Code that draws figures:
↓

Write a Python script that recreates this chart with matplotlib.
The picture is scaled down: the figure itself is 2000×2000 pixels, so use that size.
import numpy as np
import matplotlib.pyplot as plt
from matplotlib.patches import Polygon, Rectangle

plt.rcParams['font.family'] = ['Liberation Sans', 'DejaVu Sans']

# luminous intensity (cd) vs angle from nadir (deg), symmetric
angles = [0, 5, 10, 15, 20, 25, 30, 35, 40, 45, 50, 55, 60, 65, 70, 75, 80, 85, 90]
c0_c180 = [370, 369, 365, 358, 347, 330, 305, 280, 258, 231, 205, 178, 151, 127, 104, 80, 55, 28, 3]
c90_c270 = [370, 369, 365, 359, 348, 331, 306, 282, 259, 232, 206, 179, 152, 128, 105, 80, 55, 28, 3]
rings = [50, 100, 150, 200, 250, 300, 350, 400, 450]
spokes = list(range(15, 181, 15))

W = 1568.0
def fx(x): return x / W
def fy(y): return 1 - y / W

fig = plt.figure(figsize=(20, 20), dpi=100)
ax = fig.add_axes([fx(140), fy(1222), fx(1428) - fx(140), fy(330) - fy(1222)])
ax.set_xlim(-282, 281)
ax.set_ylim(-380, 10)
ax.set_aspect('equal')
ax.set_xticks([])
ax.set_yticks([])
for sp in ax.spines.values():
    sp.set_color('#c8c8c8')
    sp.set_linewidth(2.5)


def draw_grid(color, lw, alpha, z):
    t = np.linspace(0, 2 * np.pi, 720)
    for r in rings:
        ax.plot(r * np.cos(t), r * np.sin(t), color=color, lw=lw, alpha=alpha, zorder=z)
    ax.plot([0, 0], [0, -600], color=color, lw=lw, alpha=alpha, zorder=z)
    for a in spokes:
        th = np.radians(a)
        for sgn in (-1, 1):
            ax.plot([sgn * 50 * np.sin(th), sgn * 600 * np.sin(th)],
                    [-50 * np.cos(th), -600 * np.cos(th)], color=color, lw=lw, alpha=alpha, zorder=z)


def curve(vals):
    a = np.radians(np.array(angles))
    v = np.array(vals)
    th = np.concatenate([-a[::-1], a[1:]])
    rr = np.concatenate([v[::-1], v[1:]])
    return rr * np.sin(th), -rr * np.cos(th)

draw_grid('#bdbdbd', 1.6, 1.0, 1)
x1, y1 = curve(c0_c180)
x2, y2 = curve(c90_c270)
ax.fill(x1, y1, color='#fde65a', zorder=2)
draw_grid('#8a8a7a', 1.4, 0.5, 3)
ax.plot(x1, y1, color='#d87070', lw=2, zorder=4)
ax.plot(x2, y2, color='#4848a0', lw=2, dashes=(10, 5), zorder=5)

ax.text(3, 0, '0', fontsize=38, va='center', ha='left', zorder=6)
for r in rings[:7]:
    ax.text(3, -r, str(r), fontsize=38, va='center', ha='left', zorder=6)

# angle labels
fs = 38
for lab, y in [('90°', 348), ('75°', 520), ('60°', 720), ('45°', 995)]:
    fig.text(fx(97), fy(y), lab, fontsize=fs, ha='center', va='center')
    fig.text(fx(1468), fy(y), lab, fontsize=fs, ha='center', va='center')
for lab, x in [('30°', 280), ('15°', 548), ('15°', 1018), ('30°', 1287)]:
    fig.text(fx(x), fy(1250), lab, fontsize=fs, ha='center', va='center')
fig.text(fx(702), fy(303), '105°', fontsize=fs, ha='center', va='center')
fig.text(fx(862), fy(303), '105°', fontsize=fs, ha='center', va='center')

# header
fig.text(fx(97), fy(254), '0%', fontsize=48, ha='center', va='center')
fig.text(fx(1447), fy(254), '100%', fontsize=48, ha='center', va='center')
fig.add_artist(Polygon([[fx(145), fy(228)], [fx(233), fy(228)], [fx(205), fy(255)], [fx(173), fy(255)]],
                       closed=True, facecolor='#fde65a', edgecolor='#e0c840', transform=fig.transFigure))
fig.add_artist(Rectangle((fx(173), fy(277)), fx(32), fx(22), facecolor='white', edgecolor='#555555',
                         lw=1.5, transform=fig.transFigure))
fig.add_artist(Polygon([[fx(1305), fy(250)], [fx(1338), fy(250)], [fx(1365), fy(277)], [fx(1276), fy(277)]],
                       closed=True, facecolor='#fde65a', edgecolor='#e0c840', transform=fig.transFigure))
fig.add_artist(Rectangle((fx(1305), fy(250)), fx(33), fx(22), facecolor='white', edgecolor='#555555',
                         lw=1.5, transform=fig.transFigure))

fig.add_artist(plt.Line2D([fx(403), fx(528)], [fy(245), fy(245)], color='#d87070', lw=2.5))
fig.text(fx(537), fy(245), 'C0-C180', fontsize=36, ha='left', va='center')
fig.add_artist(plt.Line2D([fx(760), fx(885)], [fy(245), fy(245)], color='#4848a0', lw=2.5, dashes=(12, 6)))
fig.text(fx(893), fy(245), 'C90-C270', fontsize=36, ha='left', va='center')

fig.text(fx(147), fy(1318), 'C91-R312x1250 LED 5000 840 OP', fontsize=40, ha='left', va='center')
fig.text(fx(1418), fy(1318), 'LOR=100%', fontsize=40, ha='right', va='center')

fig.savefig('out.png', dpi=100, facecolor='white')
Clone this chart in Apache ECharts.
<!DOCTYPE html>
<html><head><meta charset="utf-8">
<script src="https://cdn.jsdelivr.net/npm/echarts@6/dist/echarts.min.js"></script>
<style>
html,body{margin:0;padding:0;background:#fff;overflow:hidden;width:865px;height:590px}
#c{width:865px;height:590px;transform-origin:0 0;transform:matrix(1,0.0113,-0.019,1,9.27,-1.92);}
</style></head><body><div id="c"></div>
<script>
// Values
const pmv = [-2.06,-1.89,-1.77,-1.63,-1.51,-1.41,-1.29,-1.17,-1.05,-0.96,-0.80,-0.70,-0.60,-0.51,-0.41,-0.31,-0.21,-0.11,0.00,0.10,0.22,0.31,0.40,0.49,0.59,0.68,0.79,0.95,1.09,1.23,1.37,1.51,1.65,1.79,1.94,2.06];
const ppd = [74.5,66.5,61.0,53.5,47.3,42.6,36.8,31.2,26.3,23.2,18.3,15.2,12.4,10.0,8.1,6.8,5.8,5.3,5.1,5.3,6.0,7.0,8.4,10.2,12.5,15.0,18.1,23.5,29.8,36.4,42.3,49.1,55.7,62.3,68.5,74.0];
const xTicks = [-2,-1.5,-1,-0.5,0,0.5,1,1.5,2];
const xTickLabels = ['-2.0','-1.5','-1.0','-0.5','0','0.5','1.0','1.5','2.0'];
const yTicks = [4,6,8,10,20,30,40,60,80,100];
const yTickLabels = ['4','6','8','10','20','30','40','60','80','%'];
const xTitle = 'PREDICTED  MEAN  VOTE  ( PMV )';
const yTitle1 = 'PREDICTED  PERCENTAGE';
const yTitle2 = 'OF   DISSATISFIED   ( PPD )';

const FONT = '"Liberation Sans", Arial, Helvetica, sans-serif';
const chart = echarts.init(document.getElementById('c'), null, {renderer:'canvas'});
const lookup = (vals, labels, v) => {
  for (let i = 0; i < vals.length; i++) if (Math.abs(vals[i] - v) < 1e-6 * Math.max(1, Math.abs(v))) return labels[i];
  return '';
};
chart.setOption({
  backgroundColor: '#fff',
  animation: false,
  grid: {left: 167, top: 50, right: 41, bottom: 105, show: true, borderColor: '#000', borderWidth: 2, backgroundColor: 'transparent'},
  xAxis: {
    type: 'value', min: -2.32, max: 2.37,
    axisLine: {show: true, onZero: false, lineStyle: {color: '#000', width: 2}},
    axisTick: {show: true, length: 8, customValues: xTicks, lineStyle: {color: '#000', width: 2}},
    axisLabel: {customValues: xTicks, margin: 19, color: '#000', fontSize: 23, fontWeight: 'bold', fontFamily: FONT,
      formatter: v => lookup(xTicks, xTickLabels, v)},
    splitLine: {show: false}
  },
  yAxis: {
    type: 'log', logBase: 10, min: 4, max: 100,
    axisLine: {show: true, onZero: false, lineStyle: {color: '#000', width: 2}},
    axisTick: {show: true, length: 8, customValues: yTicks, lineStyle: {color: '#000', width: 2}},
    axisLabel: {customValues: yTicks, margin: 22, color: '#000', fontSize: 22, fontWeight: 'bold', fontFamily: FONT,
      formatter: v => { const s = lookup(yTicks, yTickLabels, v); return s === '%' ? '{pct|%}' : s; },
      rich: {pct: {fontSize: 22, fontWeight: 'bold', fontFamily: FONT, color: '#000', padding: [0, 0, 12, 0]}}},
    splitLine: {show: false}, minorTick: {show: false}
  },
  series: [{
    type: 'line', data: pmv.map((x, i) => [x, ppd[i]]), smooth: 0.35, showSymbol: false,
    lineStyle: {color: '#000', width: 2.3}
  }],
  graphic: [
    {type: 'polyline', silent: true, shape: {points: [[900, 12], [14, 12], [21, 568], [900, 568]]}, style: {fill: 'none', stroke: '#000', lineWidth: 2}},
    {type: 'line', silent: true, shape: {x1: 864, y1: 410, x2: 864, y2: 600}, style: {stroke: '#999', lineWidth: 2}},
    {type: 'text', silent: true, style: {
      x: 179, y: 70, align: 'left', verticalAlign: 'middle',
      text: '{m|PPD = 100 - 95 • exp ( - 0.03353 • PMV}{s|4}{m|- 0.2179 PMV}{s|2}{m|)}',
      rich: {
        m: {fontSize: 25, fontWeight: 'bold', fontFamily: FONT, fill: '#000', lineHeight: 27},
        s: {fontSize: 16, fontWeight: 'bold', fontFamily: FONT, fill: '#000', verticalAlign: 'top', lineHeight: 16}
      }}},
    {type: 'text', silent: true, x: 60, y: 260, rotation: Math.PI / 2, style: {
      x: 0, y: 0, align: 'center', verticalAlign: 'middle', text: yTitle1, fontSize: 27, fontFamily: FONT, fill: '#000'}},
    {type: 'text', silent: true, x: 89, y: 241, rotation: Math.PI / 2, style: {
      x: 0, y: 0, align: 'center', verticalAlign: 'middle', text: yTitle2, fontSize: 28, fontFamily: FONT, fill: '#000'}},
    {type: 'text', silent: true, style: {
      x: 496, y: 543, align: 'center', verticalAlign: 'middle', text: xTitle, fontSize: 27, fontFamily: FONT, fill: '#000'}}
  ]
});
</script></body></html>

↑

*What is expected*: Emit an exact copy of the lines spanning the start of the records to the line containing "plt.rcParams['font.family'] = ['Liberation", inclusive, and no other output.

*Result of the exercise*:
Write a Python script that recreates this chart with matplotlib.
The picture is scaled down: the figure itself is 2000×2000 pixels, so use that size.
import numpy as np
import matplotlib.pyplot as plt
from matplotlib.patches import Polygon, Rectangle

plt.rcParams['font.family'] = ['Liberation Sans', 'DejaVu Sans']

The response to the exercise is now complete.